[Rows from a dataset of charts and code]

***

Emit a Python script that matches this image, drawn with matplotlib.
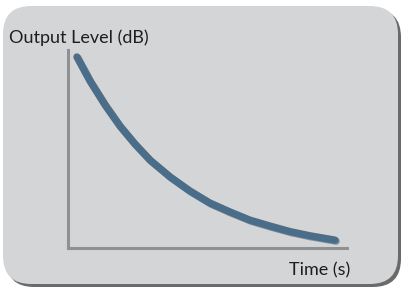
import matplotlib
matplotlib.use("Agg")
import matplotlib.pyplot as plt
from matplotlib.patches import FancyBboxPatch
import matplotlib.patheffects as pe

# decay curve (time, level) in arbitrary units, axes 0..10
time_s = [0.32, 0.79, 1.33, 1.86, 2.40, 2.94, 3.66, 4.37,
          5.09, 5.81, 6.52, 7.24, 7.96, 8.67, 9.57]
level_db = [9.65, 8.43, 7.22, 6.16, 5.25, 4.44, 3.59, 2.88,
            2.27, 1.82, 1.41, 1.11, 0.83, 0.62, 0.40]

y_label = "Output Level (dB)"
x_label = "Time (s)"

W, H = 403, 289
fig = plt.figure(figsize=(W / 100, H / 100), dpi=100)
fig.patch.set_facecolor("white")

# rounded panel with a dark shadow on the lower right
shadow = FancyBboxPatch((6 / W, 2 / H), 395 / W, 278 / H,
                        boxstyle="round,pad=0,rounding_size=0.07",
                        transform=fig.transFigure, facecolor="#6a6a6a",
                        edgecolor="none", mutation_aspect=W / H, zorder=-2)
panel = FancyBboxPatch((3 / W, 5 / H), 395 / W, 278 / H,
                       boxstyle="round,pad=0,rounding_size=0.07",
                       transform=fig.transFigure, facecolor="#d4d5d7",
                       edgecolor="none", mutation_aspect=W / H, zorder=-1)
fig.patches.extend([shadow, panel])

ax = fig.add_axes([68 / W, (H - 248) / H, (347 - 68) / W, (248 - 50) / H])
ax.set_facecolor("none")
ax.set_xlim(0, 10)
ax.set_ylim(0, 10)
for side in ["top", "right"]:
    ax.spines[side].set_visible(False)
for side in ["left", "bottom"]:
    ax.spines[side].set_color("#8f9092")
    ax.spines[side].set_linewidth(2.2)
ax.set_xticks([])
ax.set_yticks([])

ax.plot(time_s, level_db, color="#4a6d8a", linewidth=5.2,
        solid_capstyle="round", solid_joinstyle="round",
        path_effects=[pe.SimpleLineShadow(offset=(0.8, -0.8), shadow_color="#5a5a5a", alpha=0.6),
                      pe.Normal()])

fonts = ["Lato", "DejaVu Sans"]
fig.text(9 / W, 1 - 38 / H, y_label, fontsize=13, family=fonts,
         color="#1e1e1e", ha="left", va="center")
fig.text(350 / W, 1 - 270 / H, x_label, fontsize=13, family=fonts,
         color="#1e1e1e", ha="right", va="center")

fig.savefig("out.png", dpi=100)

***

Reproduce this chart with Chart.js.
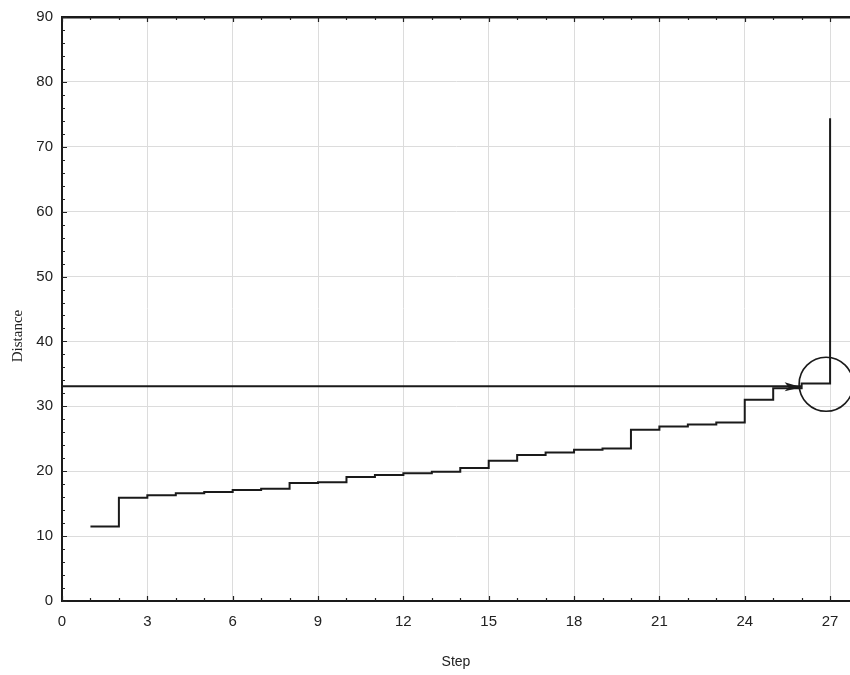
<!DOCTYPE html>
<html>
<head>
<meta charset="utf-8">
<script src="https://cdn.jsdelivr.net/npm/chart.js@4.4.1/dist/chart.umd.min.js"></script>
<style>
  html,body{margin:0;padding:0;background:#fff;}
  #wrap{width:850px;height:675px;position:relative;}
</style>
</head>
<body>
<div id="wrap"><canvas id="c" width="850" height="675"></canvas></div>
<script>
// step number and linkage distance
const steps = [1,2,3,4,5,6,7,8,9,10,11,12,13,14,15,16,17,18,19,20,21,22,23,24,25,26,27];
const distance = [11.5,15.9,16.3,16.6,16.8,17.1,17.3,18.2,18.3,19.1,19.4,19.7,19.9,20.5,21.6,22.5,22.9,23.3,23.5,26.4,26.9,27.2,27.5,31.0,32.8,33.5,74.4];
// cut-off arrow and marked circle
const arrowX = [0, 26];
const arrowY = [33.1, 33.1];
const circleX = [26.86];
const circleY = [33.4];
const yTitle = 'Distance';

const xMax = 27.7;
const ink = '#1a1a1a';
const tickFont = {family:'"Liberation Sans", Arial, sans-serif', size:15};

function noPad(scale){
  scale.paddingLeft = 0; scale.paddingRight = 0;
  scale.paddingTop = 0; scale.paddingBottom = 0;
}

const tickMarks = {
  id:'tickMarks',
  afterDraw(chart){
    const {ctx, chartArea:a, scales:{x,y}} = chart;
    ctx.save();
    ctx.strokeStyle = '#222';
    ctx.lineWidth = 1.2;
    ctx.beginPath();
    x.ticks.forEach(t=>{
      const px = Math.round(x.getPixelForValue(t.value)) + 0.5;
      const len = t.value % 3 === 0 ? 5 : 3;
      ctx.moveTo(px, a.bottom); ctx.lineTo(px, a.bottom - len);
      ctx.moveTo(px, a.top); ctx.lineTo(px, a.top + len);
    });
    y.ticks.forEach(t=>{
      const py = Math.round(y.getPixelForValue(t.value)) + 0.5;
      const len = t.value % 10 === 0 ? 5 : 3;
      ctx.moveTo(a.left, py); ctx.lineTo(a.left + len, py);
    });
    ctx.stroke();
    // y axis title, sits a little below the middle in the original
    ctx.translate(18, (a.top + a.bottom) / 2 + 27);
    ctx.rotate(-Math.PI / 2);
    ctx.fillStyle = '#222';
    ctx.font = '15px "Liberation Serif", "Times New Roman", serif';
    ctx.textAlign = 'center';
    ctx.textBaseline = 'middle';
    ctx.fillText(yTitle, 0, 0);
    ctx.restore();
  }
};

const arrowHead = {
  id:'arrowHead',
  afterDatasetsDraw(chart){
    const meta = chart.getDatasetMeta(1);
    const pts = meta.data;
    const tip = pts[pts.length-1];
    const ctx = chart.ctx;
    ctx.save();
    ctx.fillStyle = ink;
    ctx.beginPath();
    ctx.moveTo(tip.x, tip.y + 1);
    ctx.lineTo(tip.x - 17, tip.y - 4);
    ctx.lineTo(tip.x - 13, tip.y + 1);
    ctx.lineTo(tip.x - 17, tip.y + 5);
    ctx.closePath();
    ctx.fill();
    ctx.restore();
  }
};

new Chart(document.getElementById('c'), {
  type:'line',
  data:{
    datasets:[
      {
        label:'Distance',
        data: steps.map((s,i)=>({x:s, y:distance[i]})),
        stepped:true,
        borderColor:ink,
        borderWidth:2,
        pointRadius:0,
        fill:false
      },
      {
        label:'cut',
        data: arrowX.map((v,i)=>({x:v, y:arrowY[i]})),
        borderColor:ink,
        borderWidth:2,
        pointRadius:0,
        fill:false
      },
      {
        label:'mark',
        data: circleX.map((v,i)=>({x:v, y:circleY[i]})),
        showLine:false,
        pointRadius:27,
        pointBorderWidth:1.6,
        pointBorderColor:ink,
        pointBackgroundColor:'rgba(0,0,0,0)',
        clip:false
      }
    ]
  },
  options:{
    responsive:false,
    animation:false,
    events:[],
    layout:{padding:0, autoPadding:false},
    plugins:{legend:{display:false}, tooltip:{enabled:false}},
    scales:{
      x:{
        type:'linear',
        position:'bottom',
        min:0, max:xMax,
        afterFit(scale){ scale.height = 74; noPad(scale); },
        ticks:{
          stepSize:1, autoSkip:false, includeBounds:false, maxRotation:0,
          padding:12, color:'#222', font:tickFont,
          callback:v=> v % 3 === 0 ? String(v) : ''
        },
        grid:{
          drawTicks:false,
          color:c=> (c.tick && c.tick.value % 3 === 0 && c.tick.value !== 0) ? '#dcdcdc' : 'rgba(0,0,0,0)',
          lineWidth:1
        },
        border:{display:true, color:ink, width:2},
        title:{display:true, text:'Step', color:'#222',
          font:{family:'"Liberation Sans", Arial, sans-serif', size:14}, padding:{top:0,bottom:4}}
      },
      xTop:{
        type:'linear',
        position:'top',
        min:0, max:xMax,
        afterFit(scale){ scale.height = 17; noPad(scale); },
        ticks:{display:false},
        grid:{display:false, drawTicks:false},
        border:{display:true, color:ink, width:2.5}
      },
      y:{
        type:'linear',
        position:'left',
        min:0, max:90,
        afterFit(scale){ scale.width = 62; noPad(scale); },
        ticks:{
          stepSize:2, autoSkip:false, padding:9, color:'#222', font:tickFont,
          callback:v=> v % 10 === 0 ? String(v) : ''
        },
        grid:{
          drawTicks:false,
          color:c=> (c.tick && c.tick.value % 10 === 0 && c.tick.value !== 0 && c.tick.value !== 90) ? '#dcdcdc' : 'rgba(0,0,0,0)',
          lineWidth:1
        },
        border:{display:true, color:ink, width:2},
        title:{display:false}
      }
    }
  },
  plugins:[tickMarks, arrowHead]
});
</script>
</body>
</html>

***

TASK INSTRUCTIONS: Transcribe, leaving out pictures, each line from the one containing "Emit a Python" through the one containing "2.27, 1.82, 1.41, 1.11, 0.83, 0.62, 0.40]".

RESULT FOR THIS EXERCISE:
Emit a Python script that matches this image, drawn with matplotlib.
import matplotlib
matplotlib.use("Agg")
import matplotlib.pyplot as plt
from matplotlib.patches import FancyBboxPatch
import matplotlib.patheffects as pe

# decay curve (time, level) in arbitrary units, axes 0..10
time_s = [0.32, 0.79, 1.33, 1.86, 2.40, 2.94, 3.66, 4.37,
          5.09, 5.81, 6.52, 7.24, 7.96, 8.67, 9.57]
level_db = [9.65, 8.43, 7.22, 6.16, 5.25, 4.44, 3.59, 2.88,
            2.27, 1.82, 1.41, 1.11, 0.83, 0.62, 0.40]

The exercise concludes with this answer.